* AIM:
Take the lines from the beginning of the material through the line containing "(0,0) rectangle (1061,666);" and retype them exactly, leaving the pictures out.

======== SOURCE DATA ========

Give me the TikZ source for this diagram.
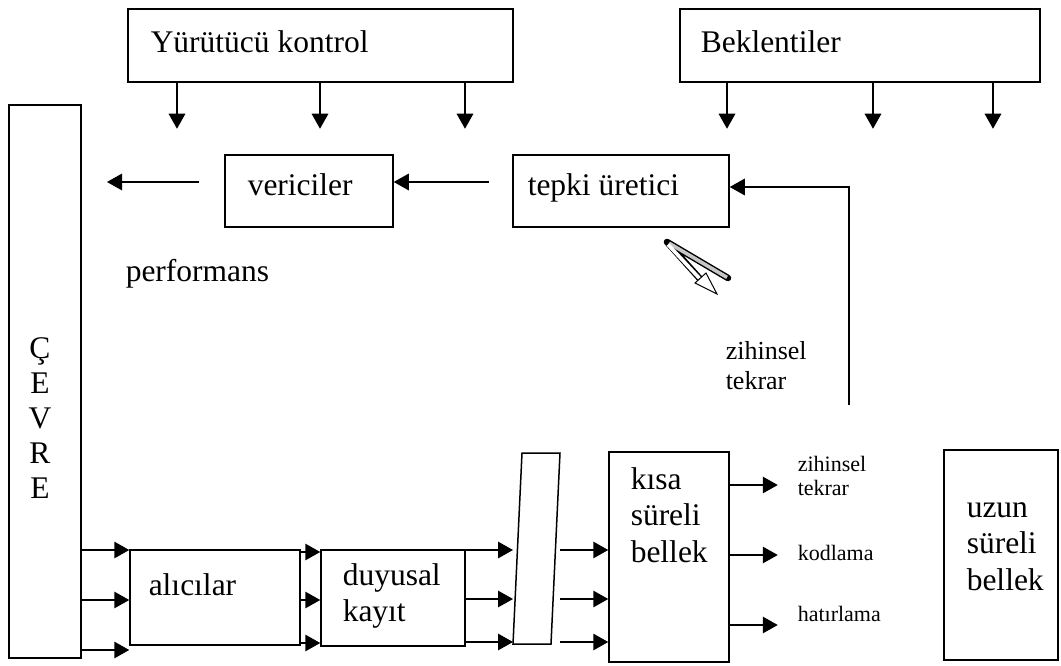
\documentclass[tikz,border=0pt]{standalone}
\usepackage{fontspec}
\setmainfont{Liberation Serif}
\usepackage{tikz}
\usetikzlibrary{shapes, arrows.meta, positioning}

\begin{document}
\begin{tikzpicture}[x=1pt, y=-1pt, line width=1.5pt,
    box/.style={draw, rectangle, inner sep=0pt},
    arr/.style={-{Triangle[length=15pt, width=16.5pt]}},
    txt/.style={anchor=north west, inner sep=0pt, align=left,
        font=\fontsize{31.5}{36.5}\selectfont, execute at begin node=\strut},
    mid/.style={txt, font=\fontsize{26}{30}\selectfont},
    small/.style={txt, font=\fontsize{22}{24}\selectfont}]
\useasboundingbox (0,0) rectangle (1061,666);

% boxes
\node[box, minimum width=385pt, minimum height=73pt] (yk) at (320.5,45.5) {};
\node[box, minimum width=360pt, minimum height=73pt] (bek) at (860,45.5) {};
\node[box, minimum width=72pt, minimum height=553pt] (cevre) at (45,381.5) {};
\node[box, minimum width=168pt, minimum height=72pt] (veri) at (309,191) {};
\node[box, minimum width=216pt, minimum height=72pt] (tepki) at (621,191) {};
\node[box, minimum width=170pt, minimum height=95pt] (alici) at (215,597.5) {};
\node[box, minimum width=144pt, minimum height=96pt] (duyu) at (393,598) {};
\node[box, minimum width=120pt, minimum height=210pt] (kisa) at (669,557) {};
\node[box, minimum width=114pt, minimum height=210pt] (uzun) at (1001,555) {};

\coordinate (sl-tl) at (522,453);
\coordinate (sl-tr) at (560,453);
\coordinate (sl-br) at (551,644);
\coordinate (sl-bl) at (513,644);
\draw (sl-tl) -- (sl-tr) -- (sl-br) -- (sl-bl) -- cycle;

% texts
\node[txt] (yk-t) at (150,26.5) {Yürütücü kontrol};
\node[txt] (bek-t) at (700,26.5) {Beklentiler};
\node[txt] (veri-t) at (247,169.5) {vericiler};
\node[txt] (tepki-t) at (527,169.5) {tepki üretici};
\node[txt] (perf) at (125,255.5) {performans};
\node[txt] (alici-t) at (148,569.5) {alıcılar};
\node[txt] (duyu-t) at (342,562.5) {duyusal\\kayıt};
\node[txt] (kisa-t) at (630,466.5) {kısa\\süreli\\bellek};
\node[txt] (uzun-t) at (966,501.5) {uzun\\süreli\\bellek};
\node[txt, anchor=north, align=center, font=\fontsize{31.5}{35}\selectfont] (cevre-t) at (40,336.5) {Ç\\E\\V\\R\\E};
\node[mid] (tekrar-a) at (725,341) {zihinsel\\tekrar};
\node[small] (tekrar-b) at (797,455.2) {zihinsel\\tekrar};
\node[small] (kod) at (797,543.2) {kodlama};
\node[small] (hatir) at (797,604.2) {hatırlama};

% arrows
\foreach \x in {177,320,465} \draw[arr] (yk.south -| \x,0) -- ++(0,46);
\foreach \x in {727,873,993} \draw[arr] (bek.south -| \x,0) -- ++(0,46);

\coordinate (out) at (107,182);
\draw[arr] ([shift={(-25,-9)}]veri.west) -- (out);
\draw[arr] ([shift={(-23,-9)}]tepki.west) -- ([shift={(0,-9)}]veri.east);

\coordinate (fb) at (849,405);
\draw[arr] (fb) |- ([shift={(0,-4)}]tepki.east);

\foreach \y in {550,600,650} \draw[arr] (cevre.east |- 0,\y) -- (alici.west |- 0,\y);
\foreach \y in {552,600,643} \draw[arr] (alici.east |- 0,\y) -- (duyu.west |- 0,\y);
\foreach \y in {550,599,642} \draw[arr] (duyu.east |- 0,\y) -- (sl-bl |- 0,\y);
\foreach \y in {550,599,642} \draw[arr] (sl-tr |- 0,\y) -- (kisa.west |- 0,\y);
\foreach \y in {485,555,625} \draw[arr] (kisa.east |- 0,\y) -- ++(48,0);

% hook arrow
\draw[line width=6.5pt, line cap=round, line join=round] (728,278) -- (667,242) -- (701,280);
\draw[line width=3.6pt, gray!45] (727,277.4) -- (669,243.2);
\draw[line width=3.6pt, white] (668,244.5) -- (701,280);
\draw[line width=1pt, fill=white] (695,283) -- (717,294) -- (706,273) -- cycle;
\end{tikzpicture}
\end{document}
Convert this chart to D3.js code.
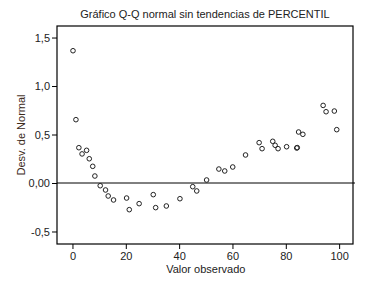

========

* TASK SOLUTION:
Give me the TikZ source for this diagram.
\documentclass[tikz,border=0pt]{standalone}
\usepackage{fontspec}
\setmainfont{Liberation Serif}
\usepackage{tikz}
\usetikzlibrary{shapes, arrows.meta, positioning}

\begin{document}
\begin{tikzpicture}[x=1pt, y=-1pt, line width=1.5pt,
    box/.style={draw, rectangle, inner sep=0pt},
    arr/.style={-{Triangle[length=15pt, width=16.5pt]}},
    txt/.style={anchor=north west, inner sep=0pt, align=left,
        font=\fontsize{31.5}{36.5}\selectfont, execute at begin node=\strut},
    mid/.style={txt, font=\fontsize{26}{30}\selectfont},
    small/.style={txt, font=\fontsize{22}{24}\selectfont}]
\useasboundingbox (0,0) rectangle (1061,666);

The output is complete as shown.